What We Got Wrong First
Our initial fee structure was designed for financial precision. Fees to the homebuyer accrued over time, calculated as a percentage of invested capital per year, combined with a share of future home value. The logic was sound: if a buyer stayed in the home for less time, they paid less. The structure was calibrated to fairly distribute the time cost of money across all parties.
Homebuyers didn't want it.
In user testing, buyers told us the accruing fee felt like a penalty for staying in their home longer. The structure was financially fair but emotionally wrong. It created anxiety rather than clarity. Meanwhile, mortgage originators and real estate agents, who work in a world of fixed fees and predictable closing costs, found the accruing model difficult to explain to clients.
Investors, on the other hand, preferred performance-based fees that accrued over time. Their mental model was ongoing capital deployment, not a one-time transaction.
The fix was to stop trying to optimize a single blended fee structure and instead separate the economics for each party. We moved homebuyers to a simple, fixed fee they could understand at the point of sale. Investor fees remained performance-based and accruing. This made the product simpler for each participant even though it added complexity to the overall structure underneath.
That tradeoff was the right call. Adoption depends on clarity at the point of decision, not elegance in the underlying model.
Distribution
Because the product expanded affordability for their clients, mortgage lenders and real estate agents had strong incentives to introduce it. Early growth came through these partners rather than traditional customer acquisition, creating a B2B2C distribution model with effectively zero customer acquisition cost. Designing the product to support the existing transaction ecosystem turned those participants into distribution rather than friction.

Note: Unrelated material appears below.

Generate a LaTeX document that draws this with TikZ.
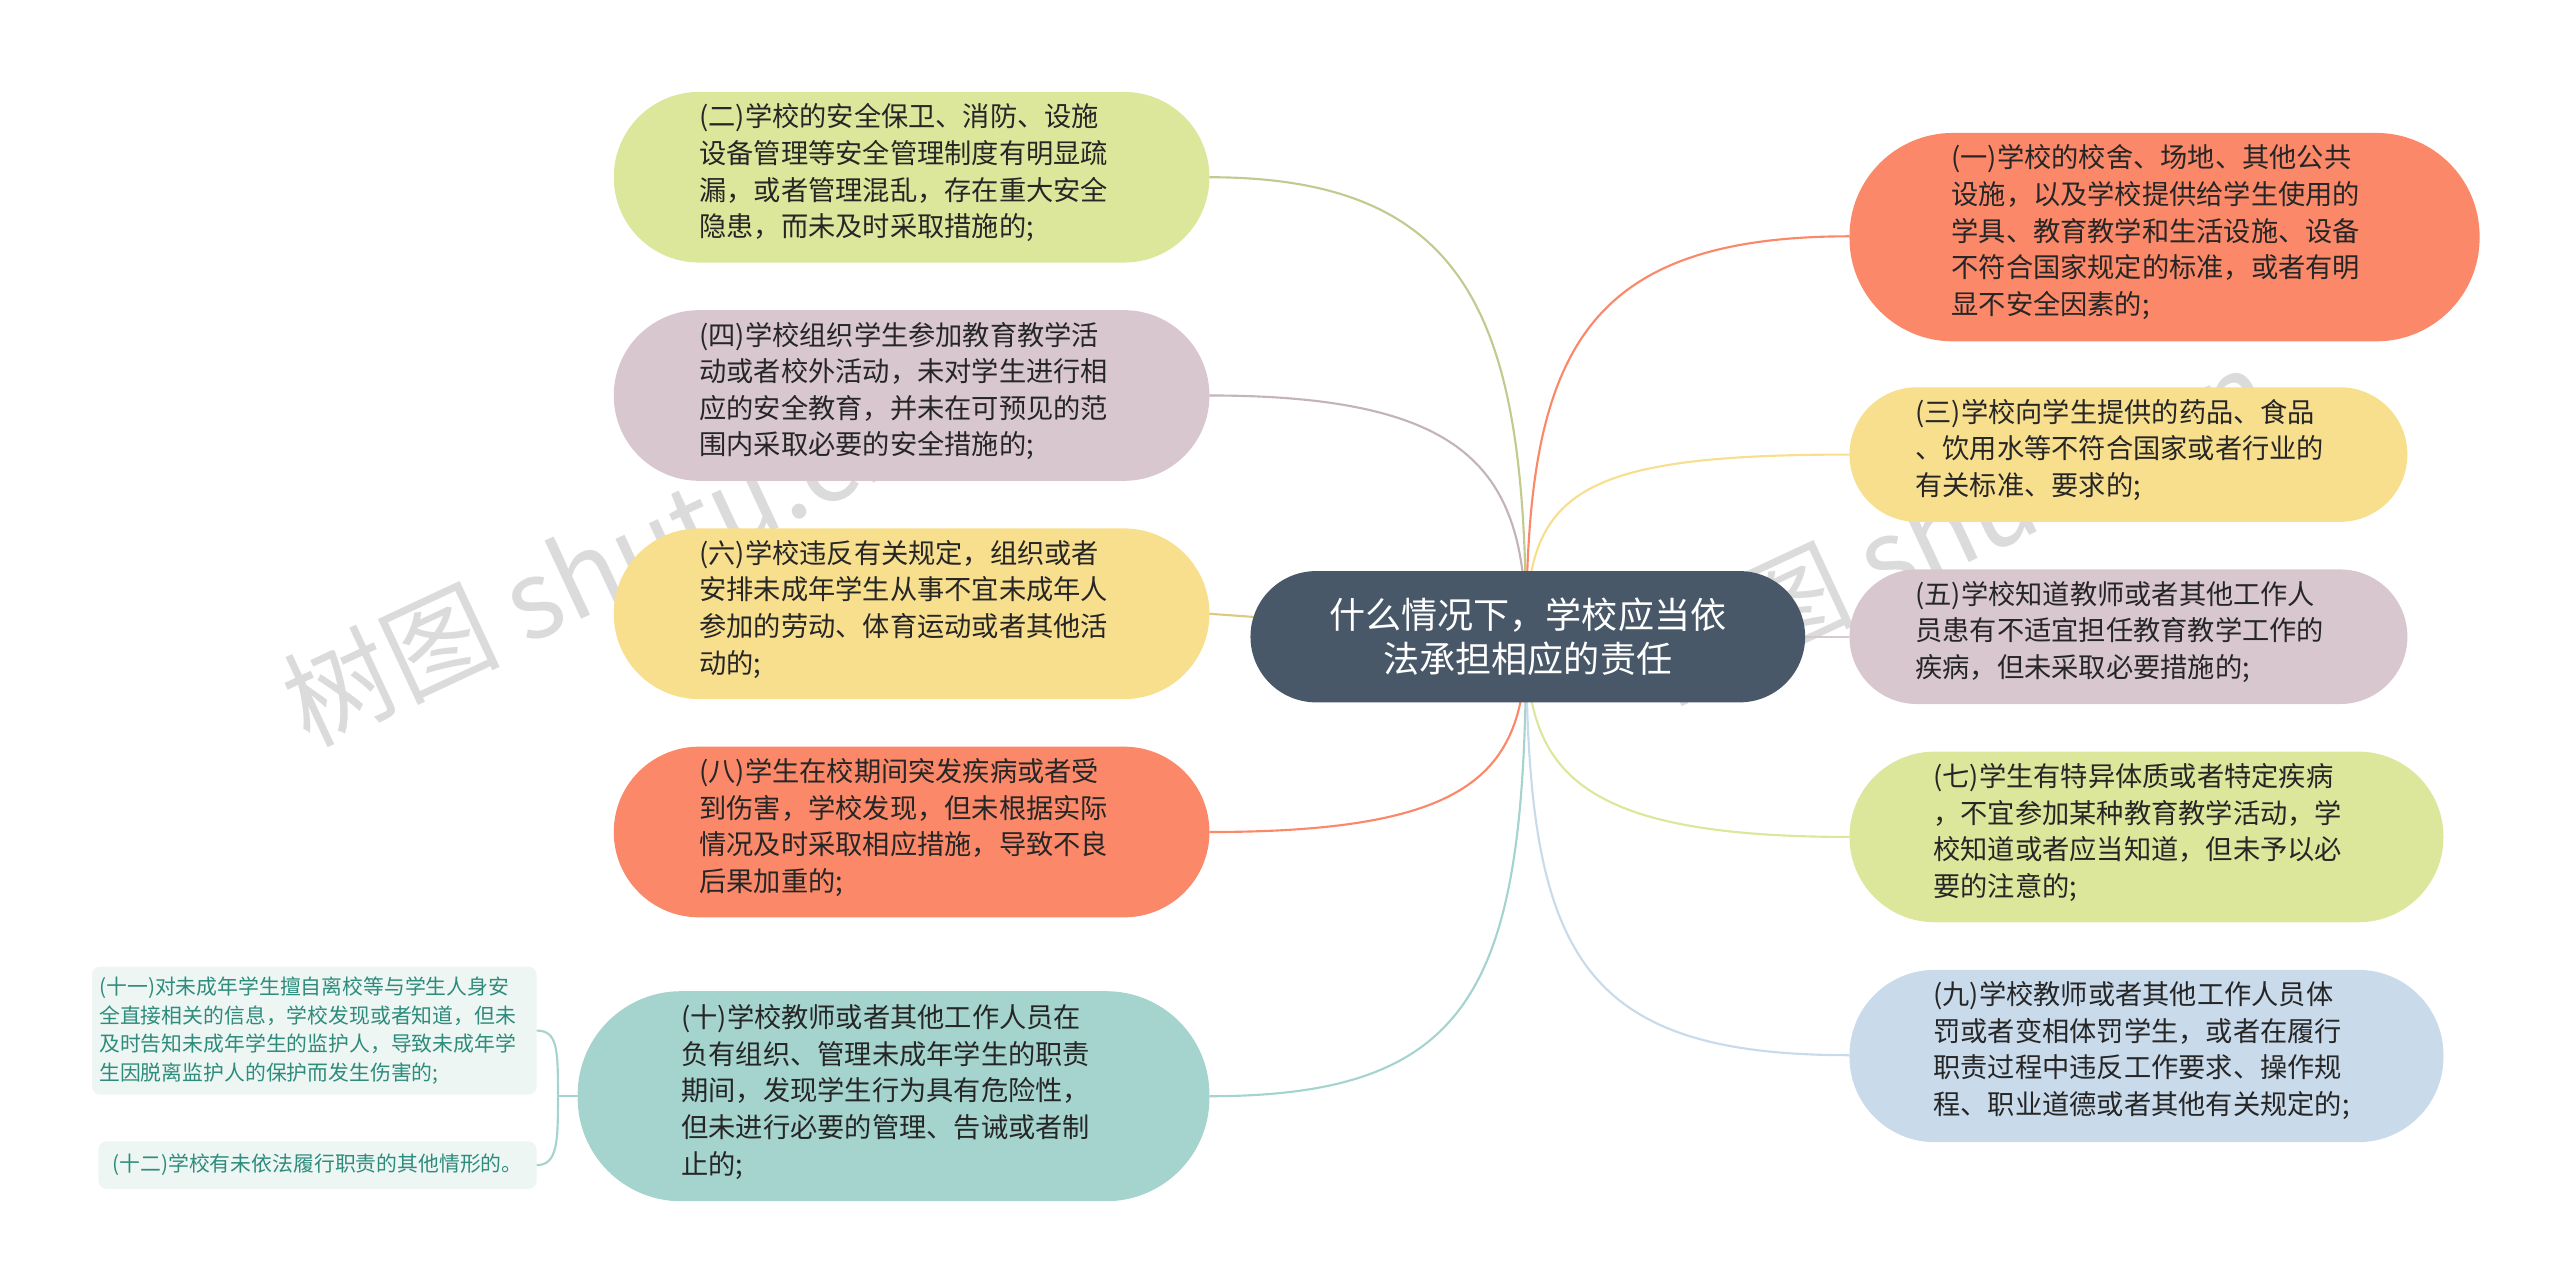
\documentclass[tikz,border=0pt]{standalone}
\usepackage{fontspec}
\setmainfont{Noto Sans CJK SC}
\begin{document}
\begin{tikzpicture}[x=1pt,y=-1pt,
  topic/.style={text width=#1, align=left, font=\fontsize{16.6}{22.3}\selectfont, text=black!85, inner sep=0pt},
  conn/.style={line width=1.3pt},
  small/.style={fill=smallbg, rounded corners=5pt, text=smalltxt, align=left, font=\fontsize{12.7}{17.5}\selectfont, inner sep=0pt}]
\definecolor{cgreen}{HTML}{DCE79B}
\definecolor{cmauve}{HTML}{D9C7CF}
\definecolor{cyellow}{HTML}{F7DF8E}
\definecolor{corange}{HTML}{FA8869}
\definecolor{cteal}{HTML}{A4D4CD}
\definecolor{cblue}{HTML}{C9DAEB}
\definecolor{ccenter}{HTML}{485868}
\definecolor{smallbg}{HTML}{EEF6F4}
\definecolor{smalltxt}{HTML}{2E8C7C}
\useasboundingbox (0,0) rectangle (1560,784);
% watermarks
\node[rotate=25, text=black!14, font=\fontsize{66}{66}\selectfont] at (365,345) {树图 shutu.cn};
\node[rotate=25, text=black!14, font=\fontsize{66}{66}\selectfont] at (1190,320) {树图 shutu.cn};
% shapes
\coordinate (hub) at (930,388);
\fill[cgreen,rounded corners=52pt] (374,56) rectangle (737,160);
\fill[cmauve,rounded corners=52pt] (374,189) rectangle (737,293);
\fill[cyellow,rounded corners=52pt] (374,322) rectangle (737,426);
\fill[corange,rounded corners=52pt] (374,455) rectangle (737,559);
\fill[cteal,rounded corners=63pt] (352,604) rectangle (737,732);
\fill[corange,rounded corners=63pt] (1127,81) rectangle (1511,208);
\fill[cyellow,rounded corners=41pt] (1127,236) rectangle (1467,318);
\fill[cmauve,rounded corners=41pt] (1127,347) rectangle (1467,429);
\fill[cgreen,rounded corners=52pt] (1127,458) rectangle (1489,562);
\fill[cblue,rounded corners=52pt] (1127,591) rectangle (1489,696);
\coordinate (L1) at (737,108); \coordinate (L2) at (737,241); \coordinate (L3) at (737,374);
\coordinate (L4) at (737,507); \coordinate (L5) at (737,668);
\coordinate (R1) at (1127,144); \coordinate (R2) at (1127,277); \coordinate (R3) at (1127,388);
\coordinate (R4) at (1127,510); \coordinate (R5) at (1127,643);
% connectors
\draw[conn,cgreen!85!black!90] (hub) .. controls (930,200) and (900,108) .. (L1);
\draw[conn,cmauve!90!black] (hub) .. controls (930,290) and (900,241) .. (L2);
\draw[conn,cyellow!90!black] (hub) -- (L3);
\draw[conn,corange] (hub) .. controls (930,470) and (900,507) .. (L4);
\draw[conn,cteal] (hub) .. controls (930,600) and (900,668) .. (L5);
\draw[conn,corange] (hub) .. controls (930,220) and (960,144) .. (R1);
\draw[conn,cyellow] (hub) .. controls (930,300) and (960,277) .. (R2);
\draw[conn,cmauve] (hub) -- (R3);
\draw[conn,cgreen] (hub) .. controls (930,470) and (960,510) .. (R4);
\draw[conn,cblue] (hub) .. controls (930,580) and (960,643) .. (R5);
% center
\node[fill=ccenter, rounded corners=40pt, minimum width=338pt, minimum height=80pt, text=white, align=center, font=\fontsize{22}{27}\selectfont, inner sep=0pt] (c) at (931,388) {什么情况下，学校应当依\\法承担相应的责任};
% texts
\node[topic=280pt, anchor=north west] (t1) at (426,63) {(二)学校的安全保卫、消防、设施\\设备管理等安全管理制度有明显疏\\漏，或者管理混乱，存在重大安全\\隐患，而未及时采取措施的;};
\node[topic=280pt, anchor=north west] (t2) at (426,196) {(四)学校组织学生参加教育教学活\\动或者校外活动，未对学生进行相\\应的安全教育，并未在可预见的范\\围内采取必要的安全措施的;};
\node[topic=280pt, anchor=north west] (t3) at (426,329) {(六)学校违反有关规定，组织或者\\安排未成年学生从事不宜未成年人\\参加的劳动、体育运动或者其他活\\动的;};
\node[topic=280pt, anchor=north west] (t4) at (426,462) {(八)学生在校期间突发疾病或者受\\到伤害，学校发现，但未根据实际\\情况及时采取相应措施，导致不良\\后果加重的;};
\node[topic=280pt, anchor=north west] (t5) at (415,612) {(十)学校教师或者其他工作人员在\\负有组织、管理未成年学生的职责\\期间，发现学生行为具有危险性，\\但未进行必要的管理、告诫或者制\\止的;};
\node[topic=280pt, anchor=north west] (r1) at (1189,88) {(一)学校的校舍、场地、其他公共\\设施，以及学校提供给学生使用的\\学具、教育教学和生活设施、设备\\不符合国家规定的标准，或者有明\\显不安全因素的;};
\node[topic=280pt, anchor=north west] (r2) at (1167,243) {(三)学校向学生提供的药品、食品\\、饮用水等不符合国家或者行业的\\有关标准、要求的;};
\node[topic=280pt, anchor=north west] (r3) at (1167,354) {(五)学校知道教师或者其他工作人\\员患有不适宜担任教育教学工作的\\疾病，但未采取必要措施的;};
\node[topic=280pt, anchor=north west] (r4) at (1178,465) {(七)学生有特异体质或者特定疾病\\，不宜参加某种教育教学活动，学\\校知道或者应当知道，但未予以必\\要的注意的;};
\node[topic=280pt, anchor=north west] (r5) at (1178,598) {(九)学校教师或者其他工作人员体\\罚或者变相体罚学生，或者在履行\\职责过程中违反工作要求、操作规\\程、职业道德或者其他有关规定的;};
% small nodes
\node[small, minimum width=271pt, minimum height=78pt, text width=262pt] (s1) at (191.5,628) {(十一)对未成年学生擅自离校等与学生人身安\\全直接相关的信息，学校发现或者知道，但未\\及时告知未成年学生的监护人，导致未成年学\\生因脱离监护人的保护而发生伤害的;};
\node[small, minimum width=267pt, minimum height=29pt, align=center] (s2) at (193.5,710) {(十二)学校有未依法履行职责的其他情形的。};
\coordinate (br) at (340,668);
\draw[conn,cteal] (352,668) -- (br);
\draw[conn,cteal] (327,628) .. controls (340,628) and (340,640) .. (br);
\draw[conn,cteal] (327,710) .. controls (340,710) and (340,695) .. (br);
\end{tikzpicture}
\end{document}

We secured approval from the largest non-agency mortgage securitizer in the country to package shared-equity transactions into standard mortgage-backed securities without volume limitations. This was the validation that the product could scale within the existing capital markets infrastructure.
What I Learned
Two lessons from this work shape how I think about product design.
First, products operating inside complex systems must respect the constraints of those systems. Innovation succeeds not when it replaces existing infrastructure, but when it integrates with it. The most important design decision we made was choosing to build on a structure the mortgage system already understood.
Second, financial optimization and consumer clarity are often in tension, and clarity wins. We built a fee structure that was mathematically fair to all parties, and users rejected it because it felt wrong. The version that drove adoption was simpler, less precise, and far more effective. In consumer finance, the product people trust is the one they can understand immediately.